With the increasing need to investigate and understand processes controlling the distribution and dispersion of materials in coastal and deep water zones, the development of instrumentation that is capable of working autonomously has occurred over the decade. With the advent of more powerful (and cheaper) electronics using little energy, the range of applications has increased as well as the length of time which is required before recovery of the instrumentation. This last point is particularly important because the need to study long-term mechanisms requires the collection of data over comparable periods of time The advent of satellite transmission systems such as ARGOS (Argos, 1978; Andunson and Fossum, 1980) and METEOSAT (Houet, 1986) have opened up the possibility of obtaining data from remote areas, in real time.
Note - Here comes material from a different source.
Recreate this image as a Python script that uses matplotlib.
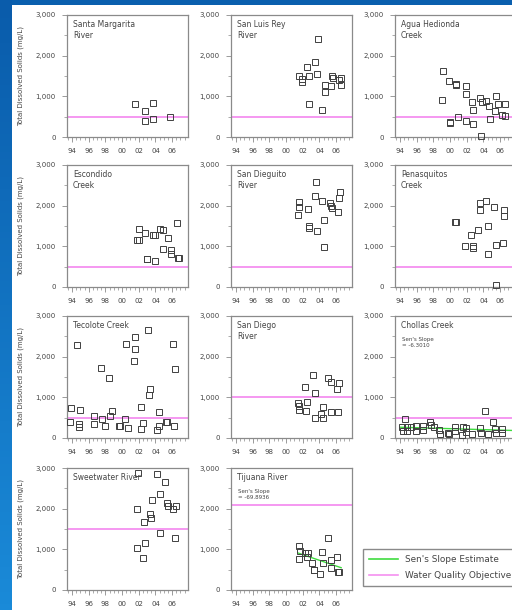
import matplotlib
matplotlib.use("Agg")
import matplotlib.pyplot as plt
import numpy as np
from matplotlib.lines import Line2D
from matplotlib.patches import Rectangle
from matplotlib.colors import LinearSegmentedColormap
from matplotlib.ticker import FixedLocator, MultipleLocator, FuncFormatter

# ---- data (year, TDS mg/L) ----
titles = ["Santa Margarita\nRiver", "San Luis Rey\nRiver", "Agua Hedionda\nCreek",
          "Escondido\nCreek", "San Dieguito\nRiver", "Penasquitos\nCreek",
          "Tecolote Creek", "San Diego\nRiver", "Chollas Creek",
          "Sweetwater River", "Tijuana River"]
objectives = [500, 500, 500, 500, 500, 500, 500, 1000, 500, 1500, 2100]

santa_margarita_yr = [2001.6, 2002.8, 2002.8, 2003.75, 2003.75, 2005.7]
santa_margarita_tds = [820, 630, 385, 835, 450, 500]

san_luis_rey_yr = [2001.6, 2001.85, 2001.85, 2002.55, 2002.8, 2002.8, 2003.45, 2003.7, 2003.8,
                   2004.35, 2004.7, 2004.7, 2005.35, 2005.45, 2005.6, 2006.4, 2006.6, 2006.6]
san_luis_rey_tds = [1490, 1420, 1355, 1725, 1500, 820, 1850, 1545, 2410,
                    655, 1270, 1100, 1245, 1495, 1450, 1395, 1460, 1290]

agua_hedionda_yr = [1999.0, 1999.1, 1999.85, 2000.0, 2000.05, 2000.7, 2000.75, 2000.9, 2001.85,
                    2001.85, 2001.95, 2002.6, 2002.8, 2002.8, 2003.55, 2003.7, 2003.8, 2004.35,
                    2004.65, 2004.75, 2005.35, 2005.5, 2005.7, 2006.2, 2006.6, 2006.6]
agua_hedionda_tds = [900, 1620, 1370, 360, 350, 1300, 1290, 500, 1255,
                     1050, 400, 855, 655, 325, 955, 35, 855, 880,
                     765, 435, 635, 1010, 805, 530, 520, 810]

escondido_yr = [2001.8, 2002.0, 2002.0, 2002.75, 2002.95, 2003.0, 2003.7, 2003.9, 2003.9,
                2004.5, 2004.9, 2004.9, 2005.5, 2005.9, 2005.9, 2006.55, 2006.7, 2006.85]
escondido_tds = [1145, 1430, 1145, 1340, 690, 680, 1285, 1285, 645,
                 1430, 1400, 940, 1200, 915, 820, 1570, 715, 710]

san_dieguito_yr = [2001.45, 2001.5, 2001.6, 2002.6, 2002.7, 2002.75, 2003.5, 2003.55, 2003.65,
                   2004.25, 2004.5, 2004.5, 2005.25, 2005.4, 2005.55, 2006.2, 2006.35, 2006.45]
san_dieguito_tds = [1765, 2100, 1960, 1915, 1460, 1490, 2240, 2590, 1375,
                    2115, 1650, 995, 2075, 1990, 1940, 1855, 2200, 2345]

penasquitos_yr = [2000.6, 2000.75, 2001.8, 2002.55, 2002.7, 2002.8, 2003.4, 2003.6, 2003.6,
                  2004.3, 2004.6, 2004.6, 2005.3, 2005.55, 2005.55, 2006.3, 2006.45, 2006.45]
penasquitos_tds = [1590, 1590, 1020, 1285, 960, 1010, 1390, 2060, 1895,
                   2125, 1510, 815, 1955, 1040, 55, 1080, 1900, 1750]

tecolote_yr = [1993.9, 1993.8, 1994.6, 1994.9, 1994.8, 1994.8, 1996.6, 1996.6, 1997.5,
               1997.6, 1997.9, 1998.45, 1998.8, 1998.6, 1999.65, 1999.75, 2000.45, 2000.4,
               2000.65, 2001.4, 2001.55, 2001.55, 2002.3, 2002.3, 2002.55, 2003.15, 2003.4,
               2003.2, 2004.15, 2004.4, 2004.4, 2005.3, 2005.35, 2006.1, 2006.2, 2006.3]
tecolote_tds = [745, 405, 2295, 690, 350, 265, 550, 350, 1725,
                455, 305, 1485, 655, 550, 295, 290, 2310, 455,
                250, 1890, 2480, 2195, 755, 225, 365, 2660, 1200,
                1060, 185, 635, 290, 390, 385, 2310, 305, 1685]

san_diego_yr = [2001.4, 2001.55, 2001.6, 2002.25, 2002.35, 2002.55, 2003.25, 2003.45, 2003.5,
                2004.15, 2004.45, 2004.45, 2005.05, 2005.35, 2005.4, 2006.15, 2006.2, 2006.3]
san_diego_tds = [860, 690, 780, 1255, 670, 890, 1540, 1100, 495,
                 590, 755, 495, 1485, 1375, 650, 1200, 650, 1345]

chollas_yr = [1994.2, 1994.4, 1994.65, 1994.85, 1994.85, 1995.35, 1995.9, 1995.9, 1996.8,
              1996.8, 1997.55, 1997.7, 1998.1, 1998.65, 1998.75, 1999.8, 1999.85, 2000.6,
              2000.6, 2001.4, 2001.6, 2001.95, 2001.9, 2002.6, 2003.55, 2003.7, 2004.2,
              2004.55, 2005.1, 2005.4, 2005.5, 2006.2, 2006.2]
chollas_tds = [270, 160, 455, 270, 160, 270, 290, 160, 290,
               190, 390, 325, 270, 190, 105, 120, 105, 270,
               160, 80, 270, 245, 145, 105, 245, 130, 655,
               105, 405, 225, 130, 225, 130]

sweetwater_yr = [2001.75, 2001.75, 2001.95, 2002.5, 2002.6, 2002.7, 2003.3, 2003.5, 2003.6,
                 2004.2, 2004.5, 2004.5, 2005.15, 2005.35, 2005.45, 2006.15, 2006.3, 2006.45]
sweetwater_tds = [1990, 1045, 2875, 795, 1660, 1150, 1875, 1765, 2220,
                  2860, 2365, 1400, 2645, 2150, 2055, 1990, 1290, 2055]

tijuana_yr = [2001.5, 2001.55, 2001.65, 2002.25, 2002.55, 2002.6, 2003.15, 2003.3, 2003.4,
              2004.1, 2004.35, 2004.45, 2005.05, 2005.35, 2005.35, 2006.1, 2006.25, 2006.35]
tijuana_tds = [755, 1085, 970, 905, 805, 905, 660, 495, 490,
               395, 945, 675, 1290, 740, 535, 805, 445, 440]

# Sen's slope lines (start/end)
chollas_sen_yr = [1994.0, 2007.9]
chollas_sen_tds = [265, 183]
tijuana_sen_yr = [2001.5, 2006.6]
tijuana_sen_tds = [905, 548]

year_labels = ["94", "96", "98", "00", "02", "04", "06"]
year_label_pos = [1994, 1996, 1998, 2000, 2002, 2004, 2006]

series = [(santa_margarita_yr, santa_margarita_tds), (san_luis_rey_yr, san_luis_rey_tds),
          (agua_hedionda_yr, agua_hedionda_tds), (escondido_yr, escondido_tds),
          (san_dieguito_yr, san_dieguito_tds), (penasquitos_yr, penasquitos_tds),
          (tecolote_yr, tecolote_tds), (san_diego_yr, san_diego_tds),
          (chollas_yr, chollas_tds), (sweetwater_yr, sweetwater_tds),
          (tijuana_yr, tijuana_tds)]

PINK = "#f590f0"
GREEN = "#3fdc3f"
GRAY = "#8a8a8a"
TXT = "#444444"

W, H = 512, 610
fig = plt.figure(figsize=(W / 100, H / 100), dpi=100)
fig.patch.set_facecolor("#0a5fae")

# left blue strip, a bit lighter towards the bottom
strip = fig.add_axes([0, 0, 12 / W, 1], zorder=-20)
strip.imshow(np.linspace(0, 1, 100).reshape(-1, 1), aspect="auto",
             cmap=LinearSegmentedColormap.from_list("b", ["#0a5cab", "#1a8ad8"]))
strip.axis("off")

# white slide area, behind the axes
fig.patches.append(Rectangle((12 / W, 0), 1, 1 - 5 / H, transform=fig.transFigure,
                             facecolor="white", edgecolor="none", zorder=-10))

col_left = [67, 231, 395]
row_top = [15, 165, 316, 468]
ax_w, ax_h = 121, 122

for i, (yr, tds) in enumerate(series):
    r, c = divmod(i, 3)
    left = col_left[c] / W
    bottom = 1 - (row_top[r] + ax_h) / H
    ax = fig.add_axes([left, bottom, ax_w / W, ax_h / H])
    ax.set_facecolor("white")
    ax.set_xlim(1993.4, 2007.9)
    ax.set_ylim(0, 3000)

    ax.axhline(objectives[i], color=PINK, lw=1.3, zorder=1)
    ax.plot(yr, tds, linestyle="none", marker="s", markersize=3.7,
            markerfacecolor="none", markeredgecolor="#404040", markeredgewidth=0.7,
            clip_on=False, zorder=3)

    ax.text(0.05, 0.955, titles[i], transform=ax.transAxes, fontsize=5.5,
            color=TXT, va="top", ha="left", linespacing=1.15)
    if i == 8:
        ax.plot(chollas_sen_yr, chollas_sen_tds, color=GREEN, lw=1.0, zorder=2)
        ax.text(0.06, 0.83, "Sen's Slope\n= -6.3010", transform=ax.transAxes,
                fontsize=4, color=TXT, va="top", ha="left")
    if i == 10:
        ax.plot(tijuana_sen_yr, tijuana_sen_tds, color=GREEN, lw=1.0, zorder=2)
        ax.text(0.06, 0.83, "Sen's Slope\n= -69.8936", transform=ax.transAxes,
                fontsize=4, color=TXT, va="top", ha="left")

    for s in ax.spines.values():
        s.set_color(GRAY)
        s.set_linewidth(0.9)

    ax.xaxis.set_major_locator(FixedLocator(year_label_pos))
    ax.set_xticklabels(year_labels)
    ax.xaxis.set_minor_locator(MultipleLocator(0.5))
    ax.yaxis.set_major_locator(MultipleLocator(1000))
    ax.yaxis.set_minor_locator(MultipleLocator(500))
    ax.yaxis.set_major_formatter(FuncFormatter(lambda v, p: f"{int(v):,}"))
    ax.tick_params(which="major", direction="out", length=3.5, width=0.6,
                   color=GRAY, labelsize=5, labelcolor=TXT, pad=4.5)
    ax.tick_params(which="minor", direction="out", length=2, width=0.5, color=GRAY)

    if c == 0:
        fig.text(21 / W, bottom + ax_h / H / 2, "Total Dissolved Solids (mg/L)",
                 rotation=90, ha="center", va="center", fontsize=5, color=TXT)

handles = [Line2D([], [], color=GREEN, lw=1.2), Line2D([], [], color=PINK, lw=1.2)]
fig.legend(handles, ["Sen's Slope Estimate", "Water Quality Objective"],
           loc="upper left", bbox_to_anchor=(363 / W, 1 - 549 / H),
           fontsize=6.4, frameon=True, fancybox=False, edgecolor=GRAY,
           handlelength=3.3, borderaxespad=0, labelspacing=0.85, borderpad=0.65,
           labelcolor=TXT, framealpha=1)

fig.savefig("out.png", dpi=100)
Not only has this allowed the development of networks covering large areas it permitted the control of the correct functioning of the system and the replacement of components as required, thus lessening the loss of valuable data.

Murray et al (1987) described work carried out to demonstrate the feasibility of setting up an acoustic link for data transmission between instrumentation emplaced within deep oceanic sedimentary formations and a mobile shipborne surface receiver-transmitter which can then relay data to a land-based European ground station via the European Space Agency's METEOSAT geostationary satellite

On the basis of these studies, the Commission of the European Communities, Joint Research Centre, Ispra Establishment (Italy), decided to develop an experimental operating system as part of its research on long-term environmental processes. The aims of the project are to demonstrate that the investigation of slow environmental processes, either within the deep water column or in sedimentary formations, can be studied using specialized instrument systems with the possibility of controlling the investigation and receiving in-situ data in real time The communications link uses a mix of satellite and high-frequency radio techniques to communicate with an autonomous surface platform which incorporates a two-way underwater acoustic link for the control of deployed autonomous instrumentation A laboratory control and data collection centre have been set up at the Joint Research Centre in order to monitor the relay system and the deployed sub-bottom instrumentation Each of these components is described below

Fig. 1 Instrumented transmission platform (available in full paper)

The METEOSAT Network was chosen as it allows the transmitted data to be received directly at the Institute, so that real-time modelling can be carried out.